Some people say you should use a hair dryer to heat the leather up. Honestly? Don't. It can dry out the leather and cause it to crack prematurely. Just use your body heat and patience. If you feel a "hot spot" on your heel, stop immediately. Put a Band-Aid on before the skin actually breaks.
Actionable Next Steps
If you're ready to pull the trigger on a pair of doc martens tassel loafers, here is exactly how to do it without wasting money:
- Measure your foot properly and check the UK conversion, not just the US size. Docs are UK-based, and that's the "true" measurement.
- Check the "Made in England" section if you want longevity. They cost more, but the Quilon leather is significantly more durable than the standard Smooth leather from the Asian factories.
- Invest in a horsehair brush. These shoes attract dust in the crevices of the kiltie fringe. A quick brush once a week keeps them from looking dusty and tired.

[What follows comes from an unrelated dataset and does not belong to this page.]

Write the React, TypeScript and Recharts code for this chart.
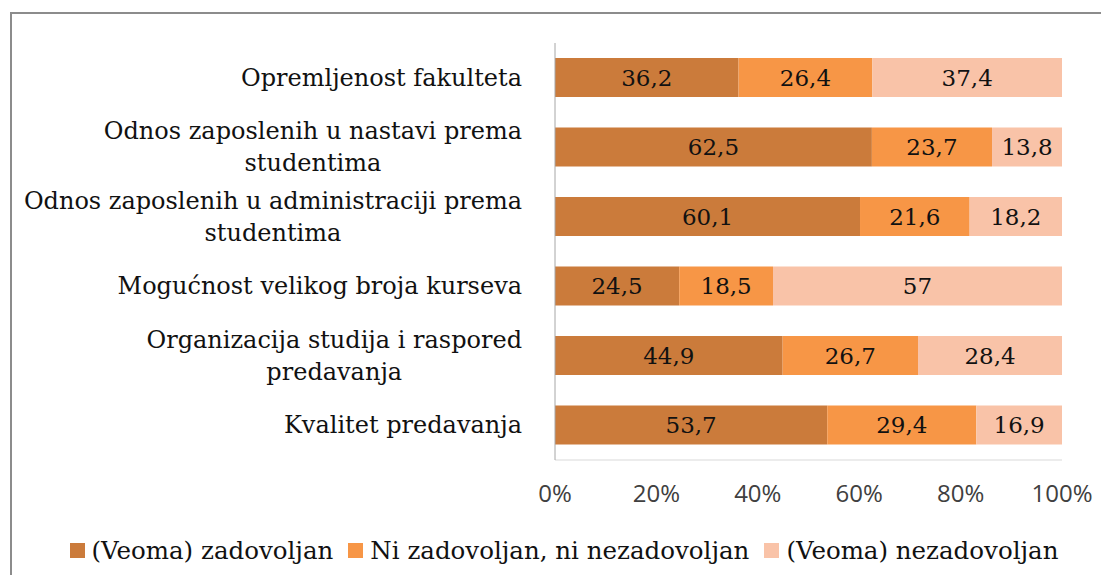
import React from "react";
import {
    BarChart,
    Bar,
    XAxis,
    YAxis,
    Legend,
    LabelList,
} from "recharts";

const categories = [
    "Opremljenost fakulteta",
    "Odnos zaposlenih u nastavi prema studentima",
    "Odnos zaposlenih u administraciji prema studentima",
    "Mogućnost velikog broja kurseva",
    "Organizacija studija i raspored predavanja",
    "Kvalitet predavanja",
];

// how Excel wrapped the category labels
const categoryLines = [
    ["Opremljenost fakulteta"],
    ["Odnos zaposlenih u nastavi prema", "studentima"],
    ["Odnos zaposlenih u administraciji prema", "studentima"],
    ["Mogućnost velikog broja kurseva"],
    ["Organizacija studija i raspored", "predavanja"],
    ["Kvalitet predavanja"],
];

const zadovoljan = [36.2, 62.5, 60.1, 24.5, 44.9, 53.7];
const neutralan = [26.4, 23.7, 21.6, 18.5, 26.7, 29.4];
const nezadovoljan = [37.4, 13.8, 18.2, 57, 28.4, 16.9];

const seriesNames = [
    "(Veoma) zadovoljan",
    "Ni zadovoljan, ni nezadovoljan",
    "(Veoma) nezadovoljan",
];
const seriesColors = ["#cb7b3b", "#f79646", "#f9c3a8"];

const xTicks = [0, 0.2, 0.4, 0.6, 0.8, 1];

const data = categories.map((name, i) => ({
    name,
    zadovoljan: zadovoljan[i],
    neutralan: neutralan[i],
    nezadovoljan: nezadovoljan[i],
}));

const SERIF = "'DejaVu Serif', serif";
const LABEL_SIZE = 24;
const VALUE_SIZE = 23;

let ctx: CanvasRenderingContext2D | null = null;
function measure(text: string) {
    if (!ctx) ctx = document.createElement("canvas").getContext("2d");
    if (!ctx) return text.length * LABEL_SIZE * 0.55;
    ctx.font = `${LABEL_SIZE}px 'DejaVu Serif'`;
    return ctx.measureText(text).width;
}

function CategoryTick({ x, y, payload }: any) {
    const idx = categories.indexOf(payload.value);
    const lines = categoryLines[idx] || [payload.value];
    const block = Math.max(...lines.map(measure));
    const cx = x - block / 2;
    const n = lines.length;
    return (
        <g>
            {lines.map((line, k) => (
                <text
                    key={k}
                    x={cx}
                    y={y + (k - (n - 1) / 2) * 32 + 8}
                    textAnchor="middle"
                    fontFamily={SERIF}
                    fontSize={LABEL_SIZE}
                    fill="#111"
                >
                    {line}
                </text>
            ))}
        </g>
    );
}

function LegendContent() {
    return (
        <div
            style={{
                height: 50,
                boxSizing: "border-box",
                paddingTop: 4,
                paddingLeft: 66,
                display: "flex",
                justifyContent: "center",
                alignItems: "center",
                gap: 15,
                fontFamily: SERIF,
                fontSize: 24.5,
                color: "#111",
            }}
        >
            {seriesNames.map((s, i) => (
                <div key={s} style={{ display: "flex", alignItems: "center", gap: 7 }}>
                    <span style={{ width: 15, height: 15, background: seriesColors[i], display: "inline-block" }} />
                    <span>{s}</span>
                </div>
            ))}
        </div>
    );
}

const fmt = (v: any) => String(v).replace(".", ",");

export default function App() {
    return (
        <div style={{ margin: -8, width: 1109, height: 583, position: "relative", overflow: "hidden", background: "#fff" }}>
            <div
                style={{
                    position: "absolute",
                    left: 10,
                    top: 12,
                    width: 1130,
                    height: 600,
                    border: "2px solid #8c8c8c",
                }}
            />
            <div style={{ position: "absolute", left: 0, top: 0 }}>
                <BarChart
                    width={1109}
                    height={583}
                    data={data}
                    layout="vertical"
                    stackOffset="expand"
                    barSize={39}
                    margin={{ top: 43, right: 47, bottom: 10, left: 0 }}
                >
                    <XAxis
                        type="number"
                        domain={[0, 1]}
                        ticks={xTicks}
                        tickFormatter={(v) => `${Math.round(v * 100)}%`}
                        axisLine={{ stroke: "#d9d9d9" }}
                        tickLine={false}
                        height={63}
                        tickMargin={19}
                        tick={{ fontFamily: "'Open Sans', sans-serif", fontSize: 24, fill: "#404040" }}
                    />
                    <YAxis
                        type="category"
                        dataKey="name"
                        width={555}
                        axisLine={{ stroke: "#a6a6a6" }}
                        tickLine={false}
                        tickMargin={27}
                        tick={<CategoryTick />}
                    />
                    <Legend verticalAlign="bottom" content={<LegendContent />} />
                    <Bar dataKey="zadovoljan" name={seriesNames[0]} stackId="a" fill={seriesColors[0]} isAnimationActive={false}>
                        <LabelList dataKey="zadovoljan" position="center" formatter={fmt} fill="#111" fontFamily={SERIF} fontSize={VALUE_SIZE} />
                    </Bar>
                    <Bar dataKey="neutralan" name={seriesNames[1]} stackId="a" fill={seriesColors[1]} isAnimationActive={false}>
                        <LabelList dataKey="neutralan" position="center" formatter={fmt} fill="#111" fontFamily={SERIF} fontSize={VALUE_SIZE} />
                    </Bar>
                    <Bar dataKey="nezadovoljan" name={seriesNames[2]} stackId="a" fill={seriesColors[2]} isAnimationActive={false}>
                        <LabelList dataKey="nezadovoljan" position="center" formatter={fmt} fill="#111" fontFamily={SERIF} fontSize={VALUE_SIZE} />
                    </Bar>
                </BarChart>
            </div>
        </div>
    );
}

- Decide on the sole. The "Bex" sole is slightly thicker/platformed, while the standard Adrian sole is flatter. If you want the height, go Bex.
Once you get past that first brutal month, these shoes mold to your feet. They become your "default" footwear. You'll find yourself reaching for them more than sneakers because they just make everything look a bit more intentional. No-one ever looked "bad" in a pair of well-worn Adrians.